#### AIM:
Each line from the start of the data below through the one containing "const linPSK = [[0.16, 720], [6.67, 720]];" must be reproduced exactly.

-*-*-

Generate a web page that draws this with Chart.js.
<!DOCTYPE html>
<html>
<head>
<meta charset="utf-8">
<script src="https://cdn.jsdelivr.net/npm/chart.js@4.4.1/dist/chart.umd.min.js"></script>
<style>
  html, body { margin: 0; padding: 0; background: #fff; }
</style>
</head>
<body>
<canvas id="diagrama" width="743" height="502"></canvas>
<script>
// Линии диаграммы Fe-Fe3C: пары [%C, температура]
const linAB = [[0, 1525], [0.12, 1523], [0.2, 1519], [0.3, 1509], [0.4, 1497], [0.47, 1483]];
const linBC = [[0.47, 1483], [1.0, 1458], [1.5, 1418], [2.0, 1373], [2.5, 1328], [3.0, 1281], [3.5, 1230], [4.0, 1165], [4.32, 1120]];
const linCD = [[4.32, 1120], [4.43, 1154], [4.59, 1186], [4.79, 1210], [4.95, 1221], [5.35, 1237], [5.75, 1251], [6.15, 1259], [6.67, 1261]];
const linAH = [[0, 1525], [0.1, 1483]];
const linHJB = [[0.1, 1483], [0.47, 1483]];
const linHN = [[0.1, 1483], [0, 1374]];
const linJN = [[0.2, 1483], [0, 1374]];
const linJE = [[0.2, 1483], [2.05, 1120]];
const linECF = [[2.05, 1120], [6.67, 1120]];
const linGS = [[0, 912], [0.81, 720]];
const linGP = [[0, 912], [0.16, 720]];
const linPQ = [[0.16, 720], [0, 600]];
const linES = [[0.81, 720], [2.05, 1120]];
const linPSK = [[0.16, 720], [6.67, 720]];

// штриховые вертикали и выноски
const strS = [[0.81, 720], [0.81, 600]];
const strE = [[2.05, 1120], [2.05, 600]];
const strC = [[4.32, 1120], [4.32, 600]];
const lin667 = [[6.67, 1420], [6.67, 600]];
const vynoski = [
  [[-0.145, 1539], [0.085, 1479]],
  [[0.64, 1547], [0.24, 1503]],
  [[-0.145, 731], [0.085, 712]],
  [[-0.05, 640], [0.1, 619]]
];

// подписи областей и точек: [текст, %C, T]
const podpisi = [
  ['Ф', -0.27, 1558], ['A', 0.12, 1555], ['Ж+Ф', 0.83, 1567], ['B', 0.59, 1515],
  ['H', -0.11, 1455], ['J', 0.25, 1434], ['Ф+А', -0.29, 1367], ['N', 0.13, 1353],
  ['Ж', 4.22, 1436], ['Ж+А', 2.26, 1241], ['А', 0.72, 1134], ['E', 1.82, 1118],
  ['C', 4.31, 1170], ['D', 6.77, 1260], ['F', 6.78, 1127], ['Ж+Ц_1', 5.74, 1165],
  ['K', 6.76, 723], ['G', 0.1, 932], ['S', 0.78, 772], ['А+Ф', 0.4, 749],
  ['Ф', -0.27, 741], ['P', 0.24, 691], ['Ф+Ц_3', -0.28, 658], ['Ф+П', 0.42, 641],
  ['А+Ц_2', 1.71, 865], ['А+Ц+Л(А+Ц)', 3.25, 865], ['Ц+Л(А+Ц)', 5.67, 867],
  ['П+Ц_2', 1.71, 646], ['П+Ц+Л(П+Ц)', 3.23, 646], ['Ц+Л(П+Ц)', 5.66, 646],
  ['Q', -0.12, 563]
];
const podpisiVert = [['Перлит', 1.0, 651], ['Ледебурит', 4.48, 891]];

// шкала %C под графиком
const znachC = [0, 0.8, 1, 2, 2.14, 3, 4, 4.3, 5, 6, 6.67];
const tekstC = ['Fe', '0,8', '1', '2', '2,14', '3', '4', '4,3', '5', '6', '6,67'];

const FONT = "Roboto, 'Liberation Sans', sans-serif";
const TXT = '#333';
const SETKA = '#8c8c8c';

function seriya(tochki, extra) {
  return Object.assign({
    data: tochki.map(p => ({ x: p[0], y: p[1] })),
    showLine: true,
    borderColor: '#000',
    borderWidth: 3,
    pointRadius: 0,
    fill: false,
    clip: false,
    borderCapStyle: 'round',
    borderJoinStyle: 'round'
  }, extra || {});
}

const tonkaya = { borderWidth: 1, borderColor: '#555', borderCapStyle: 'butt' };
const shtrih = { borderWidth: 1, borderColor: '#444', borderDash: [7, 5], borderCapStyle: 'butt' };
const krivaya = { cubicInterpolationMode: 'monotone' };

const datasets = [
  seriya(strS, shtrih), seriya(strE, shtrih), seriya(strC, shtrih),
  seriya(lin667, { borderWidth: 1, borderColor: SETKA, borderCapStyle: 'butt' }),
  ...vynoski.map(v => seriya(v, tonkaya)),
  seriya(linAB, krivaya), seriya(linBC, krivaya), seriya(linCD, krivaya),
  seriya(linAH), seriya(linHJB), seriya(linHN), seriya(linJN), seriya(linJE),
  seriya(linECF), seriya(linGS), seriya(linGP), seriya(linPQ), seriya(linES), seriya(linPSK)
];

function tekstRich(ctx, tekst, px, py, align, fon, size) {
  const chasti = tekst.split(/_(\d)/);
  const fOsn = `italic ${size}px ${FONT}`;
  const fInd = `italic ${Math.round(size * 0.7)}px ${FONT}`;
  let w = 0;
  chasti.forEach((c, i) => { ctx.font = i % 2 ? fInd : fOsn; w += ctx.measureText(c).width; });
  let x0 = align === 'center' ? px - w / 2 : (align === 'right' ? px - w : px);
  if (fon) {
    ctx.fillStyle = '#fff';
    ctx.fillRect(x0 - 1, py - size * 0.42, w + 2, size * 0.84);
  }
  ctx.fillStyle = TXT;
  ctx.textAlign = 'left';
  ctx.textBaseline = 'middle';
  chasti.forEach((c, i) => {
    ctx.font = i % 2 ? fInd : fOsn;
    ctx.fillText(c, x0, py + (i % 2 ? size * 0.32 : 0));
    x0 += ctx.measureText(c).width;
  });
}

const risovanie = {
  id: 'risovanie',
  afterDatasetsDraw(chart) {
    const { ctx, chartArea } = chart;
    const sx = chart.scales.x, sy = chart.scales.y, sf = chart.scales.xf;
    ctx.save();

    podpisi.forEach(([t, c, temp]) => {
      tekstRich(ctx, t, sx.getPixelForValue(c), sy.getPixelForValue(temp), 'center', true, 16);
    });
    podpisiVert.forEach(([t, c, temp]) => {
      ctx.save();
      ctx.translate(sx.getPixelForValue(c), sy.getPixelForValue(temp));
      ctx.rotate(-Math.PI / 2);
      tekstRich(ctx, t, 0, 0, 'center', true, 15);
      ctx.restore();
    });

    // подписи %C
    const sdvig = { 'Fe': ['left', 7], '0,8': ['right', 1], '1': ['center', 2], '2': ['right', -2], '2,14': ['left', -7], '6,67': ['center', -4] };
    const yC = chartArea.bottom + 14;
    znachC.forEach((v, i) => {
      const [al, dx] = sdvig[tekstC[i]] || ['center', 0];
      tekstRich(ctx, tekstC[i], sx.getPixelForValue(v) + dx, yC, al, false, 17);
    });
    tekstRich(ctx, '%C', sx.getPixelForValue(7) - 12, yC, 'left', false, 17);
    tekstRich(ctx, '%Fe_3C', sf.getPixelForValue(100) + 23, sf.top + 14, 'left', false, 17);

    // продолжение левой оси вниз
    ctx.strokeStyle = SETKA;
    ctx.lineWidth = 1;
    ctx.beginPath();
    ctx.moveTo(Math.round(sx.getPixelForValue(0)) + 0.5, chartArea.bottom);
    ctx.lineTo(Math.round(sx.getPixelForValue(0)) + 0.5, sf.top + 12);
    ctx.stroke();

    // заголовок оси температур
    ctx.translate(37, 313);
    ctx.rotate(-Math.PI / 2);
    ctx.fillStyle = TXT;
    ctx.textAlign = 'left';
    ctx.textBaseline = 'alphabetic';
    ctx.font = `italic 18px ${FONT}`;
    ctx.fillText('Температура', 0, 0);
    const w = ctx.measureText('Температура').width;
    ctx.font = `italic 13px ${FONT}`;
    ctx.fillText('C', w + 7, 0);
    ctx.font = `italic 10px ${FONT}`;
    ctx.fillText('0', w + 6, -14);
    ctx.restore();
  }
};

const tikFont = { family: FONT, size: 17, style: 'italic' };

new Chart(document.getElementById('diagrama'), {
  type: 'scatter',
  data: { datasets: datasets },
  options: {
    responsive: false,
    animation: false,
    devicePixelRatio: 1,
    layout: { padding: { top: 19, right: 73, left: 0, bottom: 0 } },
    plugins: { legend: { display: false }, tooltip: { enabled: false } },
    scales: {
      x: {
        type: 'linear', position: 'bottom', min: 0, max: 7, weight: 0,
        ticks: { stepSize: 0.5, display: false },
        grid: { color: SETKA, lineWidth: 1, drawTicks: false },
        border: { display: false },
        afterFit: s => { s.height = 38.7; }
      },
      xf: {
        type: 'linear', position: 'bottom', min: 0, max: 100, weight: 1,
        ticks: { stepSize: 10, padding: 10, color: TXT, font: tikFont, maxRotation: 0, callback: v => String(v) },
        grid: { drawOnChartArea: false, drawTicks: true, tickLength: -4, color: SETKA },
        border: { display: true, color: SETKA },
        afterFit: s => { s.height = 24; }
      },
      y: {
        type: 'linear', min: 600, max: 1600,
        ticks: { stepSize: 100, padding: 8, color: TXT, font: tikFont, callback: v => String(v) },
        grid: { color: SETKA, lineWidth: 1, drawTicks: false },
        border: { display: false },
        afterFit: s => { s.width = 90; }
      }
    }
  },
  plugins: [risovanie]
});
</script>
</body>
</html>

-*-*-

#### OUTPUT BELOW:
Generate a web page that draws this with Chart.js.
<!DOCTYPE html>
<html>
<head>
<meta charset="utf-8">
<script src="https://cdn.jsdelivr.net/npm/chart.js@4.4.1/dist/chart.umd.min.js"></script>
<style>
  html, body { margin: 0; padding: 0; background: #fff; }
</style>
</head>
<body>
<canvas id="diagrama" width="743" height="502"></canvas>
<script>
// Линии диаграммы Fe-Fe3C: пары [%C, температура]
const linAB = [[0, 1525], [0.12, 1523], [0.2, 1519], [0.3, 1509], [0.4, 1497], [0.47, 1483]];
const linBC = [[0.47, 1483], [1.0, 1458], [1.5, 1418], [2.0, 1373], [2.5, 1328], [3.0, 1281], [3.5, 1230], [4.0, 1165], [4.32, 1120]];
const linCD = [[4.32, 1120], [4.43, 1154], [4.59, 1186], [4.79, 1210], [4.95, 1221], [5.35, 1237], [5.75, 1251], [6.15, 1259], [6.67, 1261]];
const linAH = [[0, 1525], [0.1, 1483]];
const linHJB = [[0.1, 1483], [0.47, 1483]];
const linHN = [[0.1, 1483], [0, 1374]];
const linJN = [[0.2, 1483], [0, 1374]];
const linJE = [[0.2, 1483], [2.05, 1120]];
const linECF = [[2.05, 1120], [6.67, 1120]];
const linGS = [[0, 912], [0.81, 720]];
const linGP = [[0, 912], [0.16, 720]];
const linPQ = [[0.16, 720], [0, 600]];
const linES = [[0.81, 720], [2.05, 1120]];
const linPSK = [[0.16, 720], [6.67, 720]];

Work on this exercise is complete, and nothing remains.